I hate my crutches like magnetic north hates… other magnetic north. They are a pain and an endless-conversation curse, and I can’t walk ten feet without sweating. I have raw places on my sides from where they rub through three layers of cloth. They’re borrowed from Maria’s mom, so I will return them eventually with a smile and a thank-you; otherwise I’d snap them, burn them, sow their fields with salt yea look ye mighty &c.
But I’ve been using them for less than two weeks and I’ve visibly lost weight and gained muscle mass. Upper-body muscle mass, as much as I’ve had in my entire life.
My uncle Jerome recommended staying on the things for four weeks, absolute minimum two weeks. I really want to get rid of them come Wednesday night. But the huge blood-pool bruise on the side of my foot isn’t gone yet, and I don’t want to screw this up and compound my tendonitis, and I like weighing less and having triceps.
The two things I’m really worried about are my hands, which never stop hurting even after Epsom-salt soaks and hours of rest. The pain when I first pick up the crutches is worse every morning. Working at a keyboard every day occasionally gives me carpal-tunnely twinges; those have become more frequent since I started using the crutches. The fear is obvious.
I know I won’t work out after I start walking normally again. I don’t want my ankle to heal badly. I hate being slow and painful and not being able to carry things. I don’t want carpal tunnel.
Conflict.
I am weak
My iPod Shuffle has shipped.
Because I don’t post lyrics at the end anymore
I wish I felt more authentic about liking Ted Leo and the Pharmacists. Basically the whole interweb told me they were good, then Maria told me I’d like them, then Ian played me the CD, and everyone was right. It was like being spoonfed. I wish I’d never heard of them until I heard them. I wish I’d walked in halfway through their set opening for somebody else and they’d started “Me and Mia,” and there’d be sweat spraying off me, pain in my ears, the way I used to dance before I worried about my spine.
I love this song
You are so right, Doonesbury. You are so right.

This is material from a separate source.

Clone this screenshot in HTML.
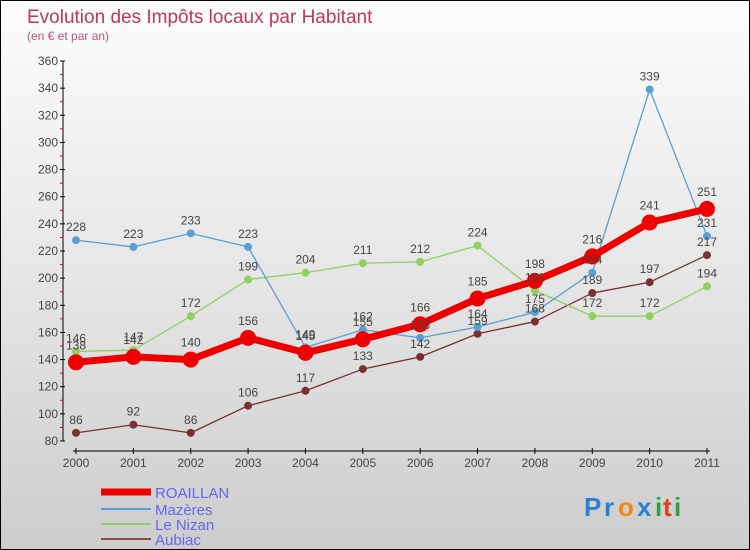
<!DOCTYPE html>
<html><head><meta charset="utf-8"><style>
html,body{margin:0;padding:0}
body{width:750px;height:550px;overflow:hidden;font-family:"Liberation Sans","DejaVu Sans",sans-serif}
#wrap{position:relative;width:748px;height:548px;border:1px solid #000;background:linear-gradient(#fdfdfd,#e6e6e6 50%,#cdcdcd)}
</style></head><body>
<div id="wrap">
<svg id="chart" width="748" height="548" style="position:absolute;left:0;top:0">
<text x="26" y="22" font-size="19" fill="#c0365e">Evolution des Impôts locaux par Habitant</text>
<text x="26" y="39" font-size="12" fill="#c0507a">(en € et par an)</text>
<g id="axes"></g><g id="series"></g><g id="labels"></g>
<g>
<line x1="100" y1="491" x2="150" y2="491" stroke="#e00" stroke-width="7"/>
<text x="154" y="497" font-size="15" fill="#6666ee">ROAILLAN</text>
<line x1="100" y1="508" x2="150" y2="508" stroke="#5a9fd4" stroke-width="2"/>
<text x="154" y="514" font-size="15" fill="#6666ee">Mazères</text>
<line x1="100" y1="523" x2="150" y2="523" stroke="#90d060" stroke-width="2"/>
<text x="154" y="529" font-size="15" fill="#6666ee">Le Nizan</text>
<line x1="100" y1="538" x2="150" y2="538" stroke="#8b4a4a" stroke-width="2"/>
<text x="154" y="544" font-size="15" fill="#6666ee">Aubiac</text>
</g>
<g font-size="26" font-weight="bold">
<text x="583" y="515" fill="#2a7fd0">P</text><text x="603" y="515" fill="#2a7fd0">r</text><text x="617" y="515" fill="#f08a10">o</text><text x="636" y="515" fill="#2a7fd0">x</text><text x="654" y="515" fill="#30a040">i</text><text x="662" y="515" fill="#e04020">t</text><text x="673" y="515" fill="#30a040">i</text>
</g>
</svg>
</div>
<script>
const years=["2000","2001","2002","2003","2004","2005","2006","2007","2008","2009","2010","2011"];
const roaillan=[138,142,140,156,145,155,166,185,198,216,241,251];
const mazeres=[228,223,233,223,149,162,156,164,175,204,339,231];
const leNizan=[146,147,172,199,204,211,212,224,191,172,172,194];
const aubiac=[86,92,86,106,117,133,142,159,168,189,197,217];
const yTicks=[80,100,120,140,160,180,200,220,240,260,280,300,320,340,360];

const NS="http://www.w3.org/2000/svg";
const X0=75,X1=706,YMIN=80,YMAX=360,PY0=440,PY1=60;
function xs(i){return X0+(X1-X0)*i/(years.length-1);}
function ys(v){return PY0-(v-YMIN)*(PY0-PY1)/(YMAX-YMIN);}
function mk(tag,attrs,parent){const e=document.createElementNS(NS,tag);for(const k in attrs)e.setAttribute(k,attrs[k]);parent.appendChild(e);return e;}
const axes=document.getElementById('axes'),ser=document.getElementById('series'),lab=document.getElementById('labels');

let yl=mk('line',{x1:62,y1:PY1,x2:62,y2:PY0,stroke:'#000','stroke-width':1},axes);


let xl=mk('line',{x1:X0-3,y1:450,x2:X1+3,y2:450,stroke:'#000','stroke-width':1},axes);


yTicks.forEach((v,i)=>{
  const y=ys(v);
  mk('line',{x1:59,y1:y,x2:64,y2:y,stroke:'#000'},axes);
  const t=mk('text',{x:57,y:y+4,'font-size':12,fill:'#444','text-anchor':'end'},axes);
  t.textContent=v;
  
  
  if(i<yTicks.length-1){const ym=ys(v+10);mk('line',{x1:59,y1:ym,x2:62,y2:ym,stroke:'#e00'},axes);}
});
years.forEach((yr,i)=>{
  const x=xs(i);
  mk('line',{x1:x,y1:447,x2:x,y2:453,stroke:'#000'},axes);
  const t=mk('text',{x:x,y:466,'font-size':12,fill:'#444','text-anchor':'middle'},axes);
  t.textContent=yr;
  
  
});
function drawSeries(vals,color,w,r,name){
  const g=mk('g',{},ser);
  
  
  mk('polyline',{points:vals.map((v,i)=>xs(i)+','+ys(v)).join(' '),fill:'none',stroke:color,'stroke-width':w,'stroke-linejoin':'round'},g);
  vals.forEach((v,i)=>{
    const c=mk('circle',{cx:xs(i),cy:ys(v),r:r,fill:color},g);
    
    
    const t=mk('text',{x:xs(i),y:ys(v)-(r+5),'font-size':12,fill:'#444','text-anchor':'middle'},lab);
    t.textContent=v;
    
    
  });
}
drawSeries(aubiac,'#7a3030',1.3,4,'aubiac');
drawSeries(leNizan,'#90d060',1.3,4,'le-nizan');
drawSeries(mazeres,'#5a9fd4',1.3,4,'mazeres');
drawSeries(roaillan,'#ee0000',7,8,'roaillan');
</script>
</body></html>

I found this out yesterday, via a chance meeting at the door
Guess who lives two floors directly above me? Aris Freakin’ Cedeño!
Hollywood Drama
“‘Deuce Bigalow’ is aggressively bad, as if it wants to cause suffering to the audience. The best thing about it is that it runs for only 75 minutes.”
The DB:EG-related spat between Rob Schneider and critic Patrick Goldstein, as summed up in Ebert’s review, is attracting more attention than the movie itself. Thank heaven this thing will be protected by ironclad copyright for the next one hundred and twenty years! We wouldn’t want pirates to steal it and make all that creativity worthless!
Read the review. The smackdown at the end will make your eyes water.
Wednesday night, in the process of moving, I applied 360 foot-pounds of torque to my upside-down foot and am now on crutches. Crutches suck. I knew something like this would happen eventually; I’m just glad it happened to me.
I’m pretty sure it’s a sprain, and it already feels a lot better. It’d be nice to get it x-rayed to make sure it’s not broken, but my health insurance doesn’t kick in for another 68 days. Thanks, guys!
Maria has been taking very good care of me, and last night, Lisa and Scott picked us up and brought us to their apartment and fed us poached salmon and showed us funny DVDs and took us home. All this when Lisa was sick herself! It is impossible to have friends as good as Lisa and Scott.